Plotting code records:
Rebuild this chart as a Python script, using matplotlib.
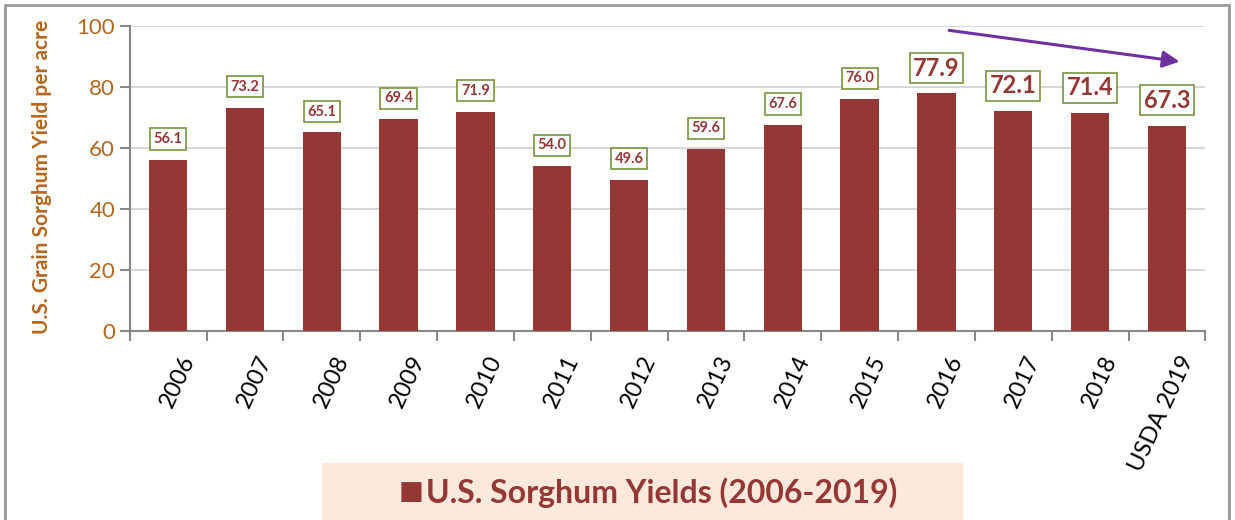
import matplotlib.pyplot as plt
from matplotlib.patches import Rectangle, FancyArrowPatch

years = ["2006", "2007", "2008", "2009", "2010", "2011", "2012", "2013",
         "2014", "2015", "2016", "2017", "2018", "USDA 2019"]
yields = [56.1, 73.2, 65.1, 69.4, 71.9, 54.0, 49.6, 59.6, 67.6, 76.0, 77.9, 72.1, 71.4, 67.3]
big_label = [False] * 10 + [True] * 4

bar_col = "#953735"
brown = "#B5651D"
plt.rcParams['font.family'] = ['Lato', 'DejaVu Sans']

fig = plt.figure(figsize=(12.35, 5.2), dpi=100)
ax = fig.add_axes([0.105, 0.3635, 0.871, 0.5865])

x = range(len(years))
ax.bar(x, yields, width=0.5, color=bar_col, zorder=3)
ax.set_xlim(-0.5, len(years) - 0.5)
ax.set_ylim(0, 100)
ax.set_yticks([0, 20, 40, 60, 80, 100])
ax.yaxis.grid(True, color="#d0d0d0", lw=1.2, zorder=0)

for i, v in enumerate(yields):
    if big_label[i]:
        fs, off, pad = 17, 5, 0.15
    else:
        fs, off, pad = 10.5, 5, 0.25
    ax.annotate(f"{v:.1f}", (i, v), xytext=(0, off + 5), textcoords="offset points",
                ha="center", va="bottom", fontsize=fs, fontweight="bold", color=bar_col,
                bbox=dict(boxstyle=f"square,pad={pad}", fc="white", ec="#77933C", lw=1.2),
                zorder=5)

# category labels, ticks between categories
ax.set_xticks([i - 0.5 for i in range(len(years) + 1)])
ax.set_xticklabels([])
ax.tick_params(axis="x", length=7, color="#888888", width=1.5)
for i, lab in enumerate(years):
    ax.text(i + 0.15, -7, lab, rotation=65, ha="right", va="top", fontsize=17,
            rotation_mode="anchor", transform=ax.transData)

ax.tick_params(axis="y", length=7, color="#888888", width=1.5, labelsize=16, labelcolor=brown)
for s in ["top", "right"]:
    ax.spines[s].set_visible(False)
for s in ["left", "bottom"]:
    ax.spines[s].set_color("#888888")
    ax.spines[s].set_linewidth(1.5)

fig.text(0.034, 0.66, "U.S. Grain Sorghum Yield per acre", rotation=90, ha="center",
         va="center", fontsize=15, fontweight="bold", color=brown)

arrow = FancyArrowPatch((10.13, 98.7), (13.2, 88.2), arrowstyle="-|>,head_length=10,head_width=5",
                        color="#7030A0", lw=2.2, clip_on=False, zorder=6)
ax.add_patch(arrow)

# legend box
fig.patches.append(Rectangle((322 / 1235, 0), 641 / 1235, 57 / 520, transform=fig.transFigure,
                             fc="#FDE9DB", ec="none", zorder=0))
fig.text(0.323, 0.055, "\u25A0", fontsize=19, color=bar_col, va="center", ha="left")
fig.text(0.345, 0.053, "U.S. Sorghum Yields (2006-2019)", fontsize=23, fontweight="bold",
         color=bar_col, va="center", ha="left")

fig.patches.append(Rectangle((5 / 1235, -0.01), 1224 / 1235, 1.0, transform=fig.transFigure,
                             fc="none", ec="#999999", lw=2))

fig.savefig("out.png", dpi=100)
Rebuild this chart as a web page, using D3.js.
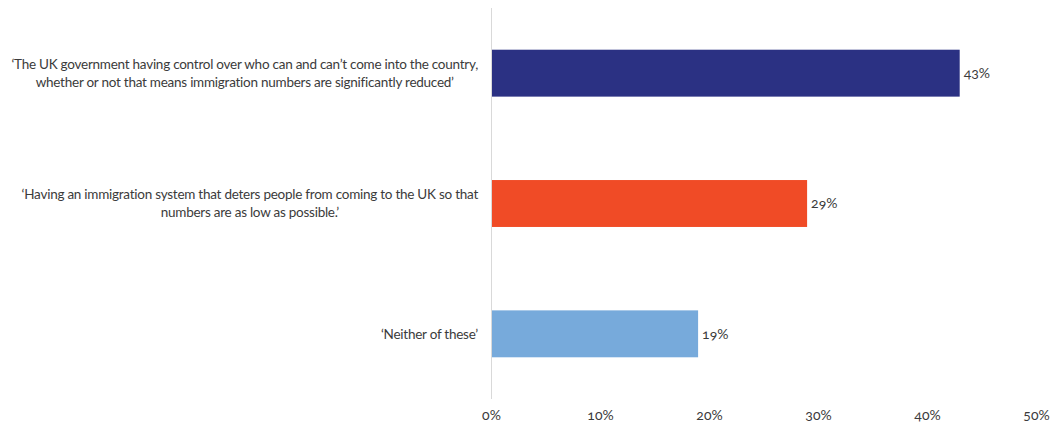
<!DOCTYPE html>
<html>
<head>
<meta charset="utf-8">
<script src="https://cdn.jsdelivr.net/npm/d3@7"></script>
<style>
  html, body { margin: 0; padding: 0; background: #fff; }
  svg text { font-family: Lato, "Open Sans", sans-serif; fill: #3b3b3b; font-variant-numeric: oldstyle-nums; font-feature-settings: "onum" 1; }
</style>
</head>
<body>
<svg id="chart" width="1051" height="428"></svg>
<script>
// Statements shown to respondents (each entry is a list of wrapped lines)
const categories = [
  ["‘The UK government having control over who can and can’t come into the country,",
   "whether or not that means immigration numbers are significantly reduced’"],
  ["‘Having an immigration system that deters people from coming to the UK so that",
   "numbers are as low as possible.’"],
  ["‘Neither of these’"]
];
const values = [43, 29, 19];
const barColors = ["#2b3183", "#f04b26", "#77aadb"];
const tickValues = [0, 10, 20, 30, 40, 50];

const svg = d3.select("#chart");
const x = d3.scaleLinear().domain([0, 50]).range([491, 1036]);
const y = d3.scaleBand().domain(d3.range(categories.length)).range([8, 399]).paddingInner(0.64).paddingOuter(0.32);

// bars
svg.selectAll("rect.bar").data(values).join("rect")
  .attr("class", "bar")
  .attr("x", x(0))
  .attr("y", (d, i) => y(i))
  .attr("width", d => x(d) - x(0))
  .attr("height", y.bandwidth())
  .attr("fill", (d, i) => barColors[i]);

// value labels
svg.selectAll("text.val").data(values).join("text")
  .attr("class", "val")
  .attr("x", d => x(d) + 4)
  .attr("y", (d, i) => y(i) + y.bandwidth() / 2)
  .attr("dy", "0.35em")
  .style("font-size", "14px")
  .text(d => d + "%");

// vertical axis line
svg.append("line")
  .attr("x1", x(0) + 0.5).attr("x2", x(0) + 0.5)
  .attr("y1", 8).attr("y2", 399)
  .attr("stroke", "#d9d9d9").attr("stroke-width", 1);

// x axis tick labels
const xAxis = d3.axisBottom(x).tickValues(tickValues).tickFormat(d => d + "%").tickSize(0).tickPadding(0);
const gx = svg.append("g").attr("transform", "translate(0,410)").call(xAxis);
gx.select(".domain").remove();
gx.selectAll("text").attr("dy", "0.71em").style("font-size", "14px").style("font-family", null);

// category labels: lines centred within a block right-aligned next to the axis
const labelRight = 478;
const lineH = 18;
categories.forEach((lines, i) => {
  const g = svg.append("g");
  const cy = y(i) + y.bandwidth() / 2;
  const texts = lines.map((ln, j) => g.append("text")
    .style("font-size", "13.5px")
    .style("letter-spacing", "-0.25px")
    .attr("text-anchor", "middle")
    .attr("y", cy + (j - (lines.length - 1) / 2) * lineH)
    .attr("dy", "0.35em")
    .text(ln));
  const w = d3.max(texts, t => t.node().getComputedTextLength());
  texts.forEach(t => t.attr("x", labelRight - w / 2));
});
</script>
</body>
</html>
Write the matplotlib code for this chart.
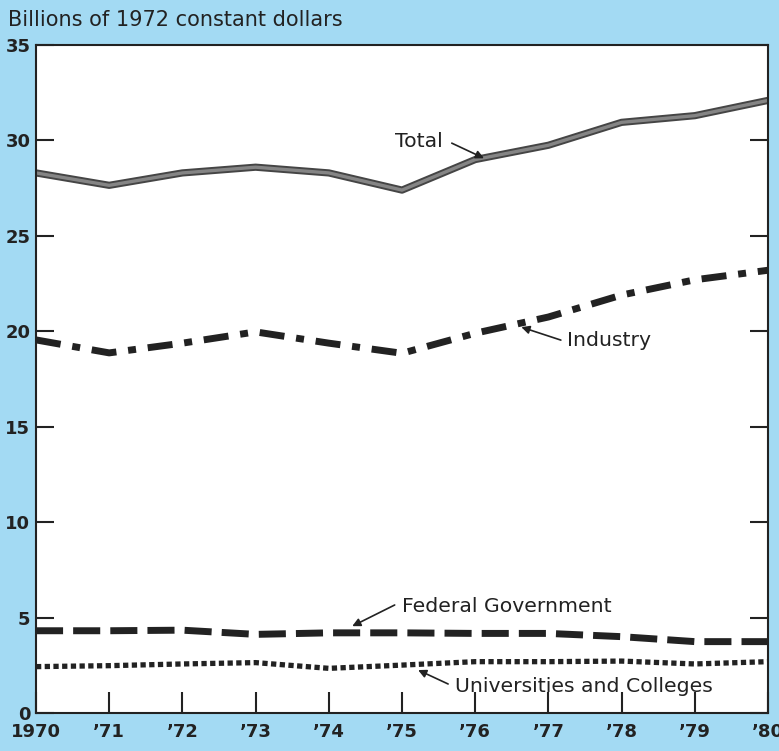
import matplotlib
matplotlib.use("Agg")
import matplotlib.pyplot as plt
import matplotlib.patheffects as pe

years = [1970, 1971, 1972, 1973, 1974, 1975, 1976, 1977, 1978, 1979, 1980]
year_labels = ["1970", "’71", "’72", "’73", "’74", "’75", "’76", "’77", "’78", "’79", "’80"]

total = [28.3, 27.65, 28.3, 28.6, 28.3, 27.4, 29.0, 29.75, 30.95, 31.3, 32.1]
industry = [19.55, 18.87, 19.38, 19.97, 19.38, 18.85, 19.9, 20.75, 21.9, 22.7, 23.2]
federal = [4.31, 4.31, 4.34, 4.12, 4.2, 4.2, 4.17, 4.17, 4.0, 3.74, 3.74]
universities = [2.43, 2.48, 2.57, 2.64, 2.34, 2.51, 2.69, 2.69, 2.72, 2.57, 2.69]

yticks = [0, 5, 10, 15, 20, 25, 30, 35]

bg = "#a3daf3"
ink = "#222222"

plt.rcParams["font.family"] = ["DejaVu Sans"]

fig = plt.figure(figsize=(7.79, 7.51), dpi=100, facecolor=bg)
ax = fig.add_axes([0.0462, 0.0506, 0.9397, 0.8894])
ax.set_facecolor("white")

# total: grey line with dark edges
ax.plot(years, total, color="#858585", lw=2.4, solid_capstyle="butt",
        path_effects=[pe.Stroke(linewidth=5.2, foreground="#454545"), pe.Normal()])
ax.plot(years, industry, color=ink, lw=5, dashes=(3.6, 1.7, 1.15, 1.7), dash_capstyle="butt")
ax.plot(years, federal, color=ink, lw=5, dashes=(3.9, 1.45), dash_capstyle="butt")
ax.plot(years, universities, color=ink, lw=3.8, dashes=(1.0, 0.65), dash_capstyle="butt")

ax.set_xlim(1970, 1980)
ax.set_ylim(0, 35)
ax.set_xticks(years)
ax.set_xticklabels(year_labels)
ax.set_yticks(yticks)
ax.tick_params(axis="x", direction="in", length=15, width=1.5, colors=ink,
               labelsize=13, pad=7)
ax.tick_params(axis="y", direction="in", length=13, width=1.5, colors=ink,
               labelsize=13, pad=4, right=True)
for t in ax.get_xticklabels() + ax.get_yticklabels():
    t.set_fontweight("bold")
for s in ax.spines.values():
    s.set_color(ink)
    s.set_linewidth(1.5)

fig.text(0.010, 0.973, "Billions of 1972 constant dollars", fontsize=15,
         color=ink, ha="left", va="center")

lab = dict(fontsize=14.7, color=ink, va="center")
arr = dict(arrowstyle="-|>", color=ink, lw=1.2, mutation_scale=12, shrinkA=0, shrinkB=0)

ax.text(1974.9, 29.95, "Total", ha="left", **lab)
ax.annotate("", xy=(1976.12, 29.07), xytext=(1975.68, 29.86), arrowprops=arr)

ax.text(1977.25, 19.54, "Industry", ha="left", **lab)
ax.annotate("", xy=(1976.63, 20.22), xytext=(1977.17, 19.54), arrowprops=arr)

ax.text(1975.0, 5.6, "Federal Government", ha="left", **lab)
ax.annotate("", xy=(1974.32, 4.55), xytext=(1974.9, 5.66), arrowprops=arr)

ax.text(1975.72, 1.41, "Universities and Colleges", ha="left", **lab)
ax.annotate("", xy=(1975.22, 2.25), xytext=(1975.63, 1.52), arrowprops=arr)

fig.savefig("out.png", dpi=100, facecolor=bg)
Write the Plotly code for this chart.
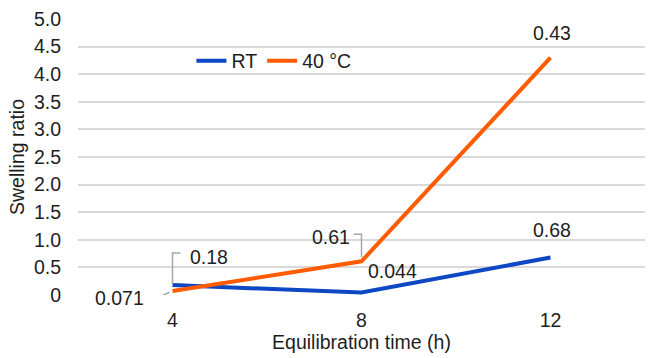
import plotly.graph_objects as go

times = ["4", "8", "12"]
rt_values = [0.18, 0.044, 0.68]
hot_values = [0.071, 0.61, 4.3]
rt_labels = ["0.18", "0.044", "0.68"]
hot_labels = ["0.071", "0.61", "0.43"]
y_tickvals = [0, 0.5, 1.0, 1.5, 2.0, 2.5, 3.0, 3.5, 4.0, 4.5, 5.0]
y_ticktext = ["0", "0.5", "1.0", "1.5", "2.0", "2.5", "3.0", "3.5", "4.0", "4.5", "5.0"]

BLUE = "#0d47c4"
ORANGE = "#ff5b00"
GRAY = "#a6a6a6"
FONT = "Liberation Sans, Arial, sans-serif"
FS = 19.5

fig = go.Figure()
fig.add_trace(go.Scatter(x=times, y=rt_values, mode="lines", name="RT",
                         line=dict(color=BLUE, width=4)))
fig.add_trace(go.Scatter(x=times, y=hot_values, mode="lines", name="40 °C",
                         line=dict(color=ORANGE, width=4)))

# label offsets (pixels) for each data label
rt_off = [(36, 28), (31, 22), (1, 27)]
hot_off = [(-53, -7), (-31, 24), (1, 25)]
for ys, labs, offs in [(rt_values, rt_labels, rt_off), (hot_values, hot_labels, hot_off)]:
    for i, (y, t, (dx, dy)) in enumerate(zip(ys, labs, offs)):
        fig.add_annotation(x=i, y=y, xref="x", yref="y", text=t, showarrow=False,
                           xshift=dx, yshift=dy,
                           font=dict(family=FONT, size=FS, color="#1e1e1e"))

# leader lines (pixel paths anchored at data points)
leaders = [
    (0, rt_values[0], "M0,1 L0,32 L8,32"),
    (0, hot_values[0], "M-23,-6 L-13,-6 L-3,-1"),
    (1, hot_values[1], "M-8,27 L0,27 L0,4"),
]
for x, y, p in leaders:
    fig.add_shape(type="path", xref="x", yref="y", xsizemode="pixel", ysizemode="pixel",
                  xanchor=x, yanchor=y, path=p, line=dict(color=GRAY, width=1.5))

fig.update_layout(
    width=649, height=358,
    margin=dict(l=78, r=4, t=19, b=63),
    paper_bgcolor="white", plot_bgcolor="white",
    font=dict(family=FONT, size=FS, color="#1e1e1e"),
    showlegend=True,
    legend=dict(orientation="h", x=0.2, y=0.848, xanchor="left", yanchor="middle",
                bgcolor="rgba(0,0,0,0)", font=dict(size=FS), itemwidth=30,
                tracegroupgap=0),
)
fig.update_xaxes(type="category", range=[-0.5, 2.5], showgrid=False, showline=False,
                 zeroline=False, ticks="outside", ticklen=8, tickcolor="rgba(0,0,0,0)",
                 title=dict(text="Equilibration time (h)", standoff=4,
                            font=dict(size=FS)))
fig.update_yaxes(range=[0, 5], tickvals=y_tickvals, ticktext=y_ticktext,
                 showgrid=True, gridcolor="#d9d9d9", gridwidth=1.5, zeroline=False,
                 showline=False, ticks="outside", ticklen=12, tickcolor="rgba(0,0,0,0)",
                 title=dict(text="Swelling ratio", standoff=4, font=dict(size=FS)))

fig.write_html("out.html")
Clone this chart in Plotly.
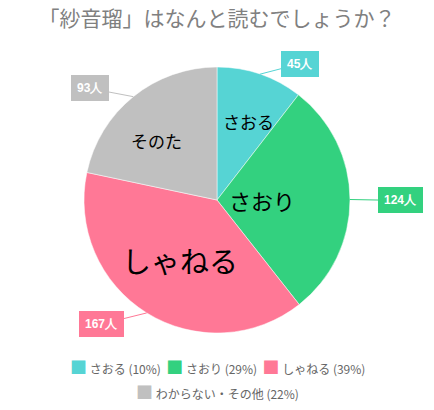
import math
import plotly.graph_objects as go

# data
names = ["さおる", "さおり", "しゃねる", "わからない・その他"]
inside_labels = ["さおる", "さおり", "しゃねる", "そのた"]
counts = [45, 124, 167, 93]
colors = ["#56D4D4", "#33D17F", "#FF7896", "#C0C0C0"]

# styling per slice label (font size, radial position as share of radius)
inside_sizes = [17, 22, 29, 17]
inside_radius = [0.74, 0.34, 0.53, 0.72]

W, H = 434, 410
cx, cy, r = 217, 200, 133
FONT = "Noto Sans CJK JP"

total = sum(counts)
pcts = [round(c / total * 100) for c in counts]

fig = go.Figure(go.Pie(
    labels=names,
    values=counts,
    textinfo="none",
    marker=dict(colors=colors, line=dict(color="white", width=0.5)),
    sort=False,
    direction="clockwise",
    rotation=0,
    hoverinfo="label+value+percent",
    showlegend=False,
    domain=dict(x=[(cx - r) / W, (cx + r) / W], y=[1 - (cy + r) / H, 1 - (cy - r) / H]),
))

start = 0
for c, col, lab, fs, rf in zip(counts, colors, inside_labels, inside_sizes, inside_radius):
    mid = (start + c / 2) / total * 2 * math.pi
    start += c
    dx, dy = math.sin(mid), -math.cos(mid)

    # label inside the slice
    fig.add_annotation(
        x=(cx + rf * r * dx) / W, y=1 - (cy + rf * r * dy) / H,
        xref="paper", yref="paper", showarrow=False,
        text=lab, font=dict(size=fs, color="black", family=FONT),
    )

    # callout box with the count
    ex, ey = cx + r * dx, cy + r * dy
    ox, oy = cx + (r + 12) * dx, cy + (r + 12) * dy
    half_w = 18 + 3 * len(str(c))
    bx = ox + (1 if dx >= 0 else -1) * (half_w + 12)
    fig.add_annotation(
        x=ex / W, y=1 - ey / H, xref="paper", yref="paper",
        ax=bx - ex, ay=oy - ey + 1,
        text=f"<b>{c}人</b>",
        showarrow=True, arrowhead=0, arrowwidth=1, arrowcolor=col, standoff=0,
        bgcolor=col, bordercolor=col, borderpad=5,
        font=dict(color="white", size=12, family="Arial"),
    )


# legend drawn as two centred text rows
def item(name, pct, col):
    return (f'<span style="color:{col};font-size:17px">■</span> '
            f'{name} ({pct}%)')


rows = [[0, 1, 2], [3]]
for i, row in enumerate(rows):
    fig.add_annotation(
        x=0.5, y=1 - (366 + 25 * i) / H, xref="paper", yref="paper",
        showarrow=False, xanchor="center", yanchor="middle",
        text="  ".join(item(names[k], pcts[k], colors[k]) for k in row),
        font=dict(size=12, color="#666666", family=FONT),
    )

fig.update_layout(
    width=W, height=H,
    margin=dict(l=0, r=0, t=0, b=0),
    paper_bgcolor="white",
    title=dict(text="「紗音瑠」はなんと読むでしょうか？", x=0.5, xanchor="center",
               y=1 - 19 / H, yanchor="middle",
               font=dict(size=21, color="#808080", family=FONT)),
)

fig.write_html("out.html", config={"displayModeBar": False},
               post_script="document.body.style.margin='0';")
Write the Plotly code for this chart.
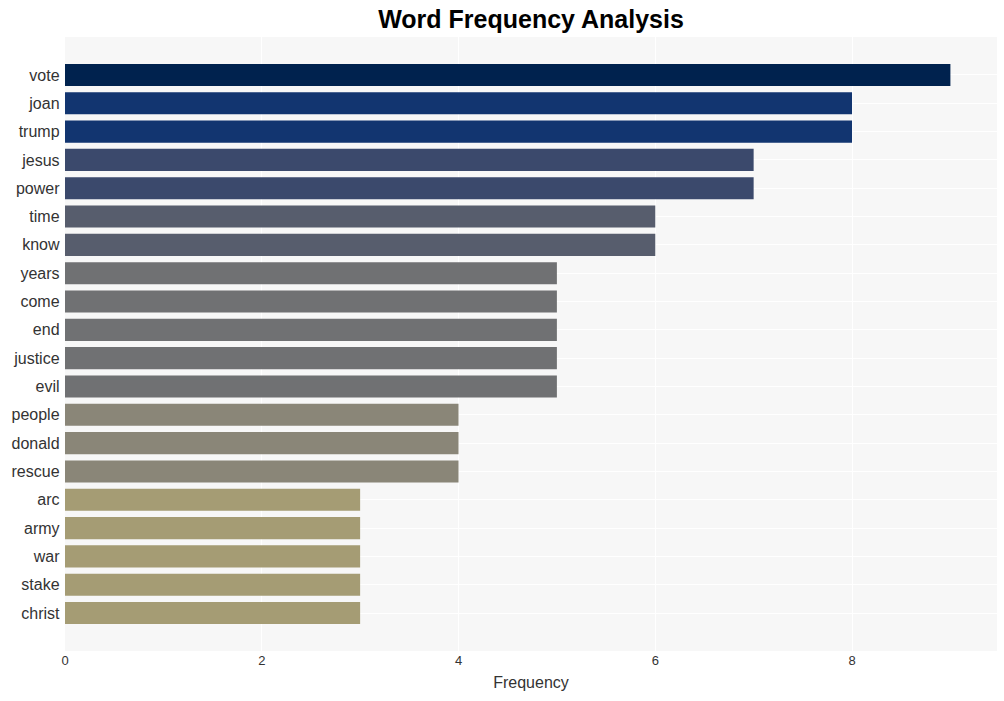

> **Given problem**: Everything from the first line to the line with "ax = fig.add_axes([0.105, 0.3635, 0.871, 0.5865])" must be repeated exactly, and nothing else. Leave the pictures out.

> **Answer to the problem**:
Rebuild this chart as a Python script, using matplotlib.
import matplotlib.pyplot as plt
from matplotlib.patches import Rectangle, FancyArrowPatch

years = ["2006", "2007", "2008", "2009", "2010", "2011", "2012", "2013",
         "2014", "2015", "2016", "2017", "2018", "USDA 2019"]
yields = [56.1, 73.2, 65.1, 69.4, 71.9, 54.0, 49.6, 59.6, 67.6, 76.0, 77.9, 72.1, 71.4, 67.3]
big_label = [False] * 10 + [True] * 4

bar_col = "#953735"
brown = "#B5651D"
plt.rcParams['font.family'] = ['Lato', 'DejaVu Sans']

fig = plt.figure(figsize=(12.35, 5.2), dpi=100)
ax = fig.add_axes([0.105, 0.3635, 0.871, 0.5865])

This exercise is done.